4.3. Library Preparation and Sequencing

Whole-exome sequencing was performed in FACS-sorted clonal PCs and paired T lymphocytes from 70 patients with EOCRC. Exonic sequences were enriched using the Ion Ampliseq Exome kit (Life Technologies, Carlsbad, CA, USA), sequenced with a 151 × 2 bp read length and 150× depth coverage using semiconductor technology (Ion Proton, Carlsbad, CA, USA), and were then analyzed with the Ion Reporter and Torrent Suite Software (Life Technologies). Prior to analysis, FASTQ files were assessed for read quality using the FASTQC tool (v.11.9) [21]. Raw reads were mapped to the human genome GRCh37 (hg19) version from the UCSC using the BWA-MEM alignment algorithm (v.0.7.17) [22]. The resulting SAM files were subsequently processed to improve the efficiency of the successive analysis. First, PCR duplicates were marked, and SAM files were transformed to a coordinate-sorted BAM file using the MarkDuplicatesSpark tool from the GATK analysis toolkit (v.4.1.4.0) [23]. Second, read groups were added to these BAM files using the AddOrReplaceReadGroups tool from Picard (v.2.9.0-1). For the next step, we performed a base quality score recalibration on our BAM files to eliminate errors made by the sequencer when the accuracy of each base was estimated. This last step was performed by combining the BaseRecalibrator and ApplyBQSR GATK tools. Once our BAM files were recalibrated, we carried out a set of analyses to retrieve the mutational status from our samples. Somatic single nucleotide variants (SNV) and INDELs were called at using the Mutect2 GATK tool, through its matched mode.
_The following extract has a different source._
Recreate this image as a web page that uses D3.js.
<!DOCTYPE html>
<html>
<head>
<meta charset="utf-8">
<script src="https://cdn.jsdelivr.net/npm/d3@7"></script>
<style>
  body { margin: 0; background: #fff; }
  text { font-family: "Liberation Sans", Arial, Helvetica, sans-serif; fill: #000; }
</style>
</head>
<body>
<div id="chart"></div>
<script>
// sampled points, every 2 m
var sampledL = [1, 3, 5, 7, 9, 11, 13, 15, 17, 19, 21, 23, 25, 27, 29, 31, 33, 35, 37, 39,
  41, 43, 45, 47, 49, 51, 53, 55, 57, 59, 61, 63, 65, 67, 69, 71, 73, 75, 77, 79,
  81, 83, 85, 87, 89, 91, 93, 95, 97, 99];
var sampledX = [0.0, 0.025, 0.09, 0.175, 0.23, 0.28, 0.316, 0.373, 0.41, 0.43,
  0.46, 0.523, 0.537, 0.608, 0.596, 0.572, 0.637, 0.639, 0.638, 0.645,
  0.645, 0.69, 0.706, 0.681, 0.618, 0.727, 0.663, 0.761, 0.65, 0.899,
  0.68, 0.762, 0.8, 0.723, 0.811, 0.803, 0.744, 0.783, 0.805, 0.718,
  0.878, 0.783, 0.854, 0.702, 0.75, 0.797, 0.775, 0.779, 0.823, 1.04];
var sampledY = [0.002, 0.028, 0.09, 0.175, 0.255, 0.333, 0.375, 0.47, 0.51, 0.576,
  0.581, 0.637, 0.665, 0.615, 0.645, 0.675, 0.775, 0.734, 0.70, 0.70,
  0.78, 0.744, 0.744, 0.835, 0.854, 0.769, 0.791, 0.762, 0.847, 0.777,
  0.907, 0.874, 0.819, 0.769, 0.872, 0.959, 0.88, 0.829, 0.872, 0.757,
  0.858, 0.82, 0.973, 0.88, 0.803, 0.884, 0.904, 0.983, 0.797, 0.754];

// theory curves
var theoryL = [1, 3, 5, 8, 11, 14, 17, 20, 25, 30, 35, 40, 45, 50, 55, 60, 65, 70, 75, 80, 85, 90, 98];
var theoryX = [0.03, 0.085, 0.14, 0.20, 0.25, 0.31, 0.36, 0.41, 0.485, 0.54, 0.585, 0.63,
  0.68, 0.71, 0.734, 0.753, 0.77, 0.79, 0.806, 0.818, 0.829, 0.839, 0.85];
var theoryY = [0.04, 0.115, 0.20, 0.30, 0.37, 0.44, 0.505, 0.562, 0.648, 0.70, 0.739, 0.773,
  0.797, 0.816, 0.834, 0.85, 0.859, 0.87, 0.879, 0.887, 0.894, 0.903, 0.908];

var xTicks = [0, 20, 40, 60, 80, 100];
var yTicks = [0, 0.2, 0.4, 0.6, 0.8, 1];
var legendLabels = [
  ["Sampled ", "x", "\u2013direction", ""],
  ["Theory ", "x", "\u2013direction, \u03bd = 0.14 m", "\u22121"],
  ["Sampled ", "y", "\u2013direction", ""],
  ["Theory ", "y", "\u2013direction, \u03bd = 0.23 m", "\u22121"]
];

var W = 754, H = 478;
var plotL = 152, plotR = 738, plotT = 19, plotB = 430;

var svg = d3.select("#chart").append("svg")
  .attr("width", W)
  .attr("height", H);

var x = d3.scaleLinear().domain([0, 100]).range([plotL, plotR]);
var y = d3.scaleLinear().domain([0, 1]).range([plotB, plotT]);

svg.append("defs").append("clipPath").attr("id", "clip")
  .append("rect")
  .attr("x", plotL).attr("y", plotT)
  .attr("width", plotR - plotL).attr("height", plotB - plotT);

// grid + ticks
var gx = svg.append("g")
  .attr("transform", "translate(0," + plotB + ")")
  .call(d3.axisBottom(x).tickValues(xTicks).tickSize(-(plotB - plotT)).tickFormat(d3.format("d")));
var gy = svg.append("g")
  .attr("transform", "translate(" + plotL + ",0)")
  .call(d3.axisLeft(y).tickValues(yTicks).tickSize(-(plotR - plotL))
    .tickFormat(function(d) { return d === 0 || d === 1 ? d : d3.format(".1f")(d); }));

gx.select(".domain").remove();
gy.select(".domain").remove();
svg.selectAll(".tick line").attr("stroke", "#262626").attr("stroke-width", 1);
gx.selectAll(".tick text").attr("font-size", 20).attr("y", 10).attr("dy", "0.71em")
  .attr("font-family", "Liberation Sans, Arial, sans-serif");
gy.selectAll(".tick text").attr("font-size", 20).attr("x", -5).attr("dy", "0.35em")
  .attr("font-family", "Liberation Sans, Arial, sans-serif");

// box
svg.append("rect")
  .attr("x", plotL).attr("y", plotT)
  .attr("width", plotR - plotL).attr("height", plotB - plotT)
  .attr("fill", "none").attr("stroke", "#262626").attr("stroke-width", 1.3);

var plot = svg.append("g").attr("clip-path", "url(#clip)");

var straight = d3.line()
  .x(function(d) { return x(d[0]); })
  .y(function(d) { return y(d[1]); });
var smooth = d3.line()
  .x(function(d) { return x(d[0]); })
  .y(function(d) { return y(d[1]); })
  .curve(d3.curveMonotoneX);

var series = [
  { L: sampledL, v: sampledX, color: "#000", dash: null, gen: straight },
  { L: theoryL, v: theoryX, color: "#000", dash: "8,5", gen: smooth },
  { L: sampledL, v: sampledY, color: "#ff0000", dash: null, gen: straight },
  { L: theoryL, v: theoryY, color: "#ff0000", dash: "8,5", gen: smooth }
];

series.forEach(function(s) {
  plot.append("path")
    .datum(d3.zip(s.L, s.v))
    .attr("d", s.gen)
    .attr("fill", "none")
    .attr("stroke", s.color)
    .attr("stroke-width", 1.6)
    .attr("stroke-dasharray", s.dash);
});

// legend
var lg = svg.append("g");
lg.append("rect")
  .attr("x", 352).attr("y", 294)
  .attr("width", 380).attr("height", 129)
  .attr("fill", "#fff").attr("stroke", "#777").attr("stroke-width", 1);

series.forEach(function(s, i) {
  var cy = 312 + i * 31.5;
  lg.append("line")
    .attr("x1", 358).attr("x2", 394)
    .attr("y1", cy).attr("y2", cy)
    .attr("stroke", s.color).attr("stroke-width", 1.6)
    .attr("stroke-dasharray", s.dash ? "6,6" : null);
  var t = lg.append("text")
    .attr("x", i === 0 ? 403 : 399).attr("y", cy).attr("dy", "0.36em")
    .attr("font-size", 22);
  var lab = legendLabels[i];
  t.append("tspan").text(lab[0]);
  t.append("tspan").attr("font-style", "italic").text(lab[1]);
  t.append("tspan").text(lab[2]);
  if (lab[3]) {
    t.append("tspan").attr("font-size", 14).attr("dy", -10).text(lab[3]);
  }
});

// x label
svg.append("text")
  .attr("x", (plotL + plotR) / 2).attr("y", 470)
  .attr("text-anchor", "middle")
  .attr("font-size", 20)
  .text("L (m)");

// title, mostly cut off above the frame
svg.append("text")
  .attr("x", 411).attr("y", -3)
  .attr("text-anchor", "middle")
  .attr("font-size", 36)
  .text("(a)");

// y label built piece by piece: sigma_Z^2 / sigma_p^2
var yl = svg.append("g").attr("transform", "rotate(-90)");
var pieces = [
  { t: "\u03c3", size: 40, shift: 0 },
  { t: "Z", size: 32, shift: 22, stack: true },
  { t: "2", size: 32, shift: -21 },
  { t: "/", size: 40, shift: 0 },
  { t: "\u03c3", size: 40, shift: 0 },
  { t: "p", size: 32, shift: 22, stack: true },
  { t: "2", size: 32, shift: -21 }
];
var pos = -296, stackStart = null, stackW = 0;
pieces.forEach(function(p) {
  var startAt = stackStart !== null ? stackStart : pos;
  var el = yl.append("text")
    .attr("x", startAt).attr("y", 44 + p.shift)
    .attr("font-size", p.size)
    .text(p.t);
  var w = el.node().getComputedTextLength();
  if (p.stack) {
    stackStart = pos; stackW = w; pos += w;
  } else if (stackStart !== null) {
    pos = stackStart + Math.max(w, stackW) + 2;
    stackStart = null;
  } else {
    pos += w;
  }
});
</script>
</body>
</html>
Cross-sample contamination was estimated using the CalculateContamination tool, and, finally, SNVs were filtered through the FilterMutectCalls option. All SNVs and INDELs were annotated by the Funcotator GATK tool and were considered to be positive when called by ≥10% variant reads. Variant pathogenicity was estimated through the Varank (v.1.4.3) tool [24]. SNV frequency and distribution in our cohort were compared to two public healthy subject databases, NHLBI-ESP (Exome Variant Server, NHLBI GO Exome Sequencing Project (ESP), Seattle, WA, USA; available at https://evs.gs.washington.edu/EVS (accessed on 10 June 2022) [25] and GNOMAD; available at http://gnomad.broadinstitute.org (accessed on 10 June 2022) [26], through the ANNOVAR tool [27], which was accessed in June 2022.

4.4. Statistical Analyses

Categorical variables were expressed as number of cases and percentage, and these were compared using Pearson’s Chi Square (χ²) test. Comparing continuous with categorical variables, either Student’s t-test or ANOVA was used for independent samples and the Mann–Whitney U test was used for continuous variables (all of which were expressed as mean values plus/minus standard deviation (SD)). SPSS version 23.0 (IBM) was used for statistical analyses. A p-value less than 0.05 was established as the threshold to consider the differences as statistically significant.

5. Conclusions

In conclusion, our results suggest that telomeric shortening could be associated with EOCRC susceptibility. Moreover, the analysis of the POT1 gene showed that different SNPs of this gene are more represented in the EOCRC series. For that reason, we consider that the measurement of germline TL and POT1 gene polymorphisms at early ages could be non-invasive methods that could facilitate the early identification of individuals at risk of developing EOCRC. This would also facilitate the identification of those individuals who do not meet the currently established CRC screening criteria, allowing us to anticipate the starting age of screening for average-risk CRC. Thus, this could justify including TL and POT1 SNPs as a new markers in CRC prevention strategies, after consequent validation in other young population cohorts.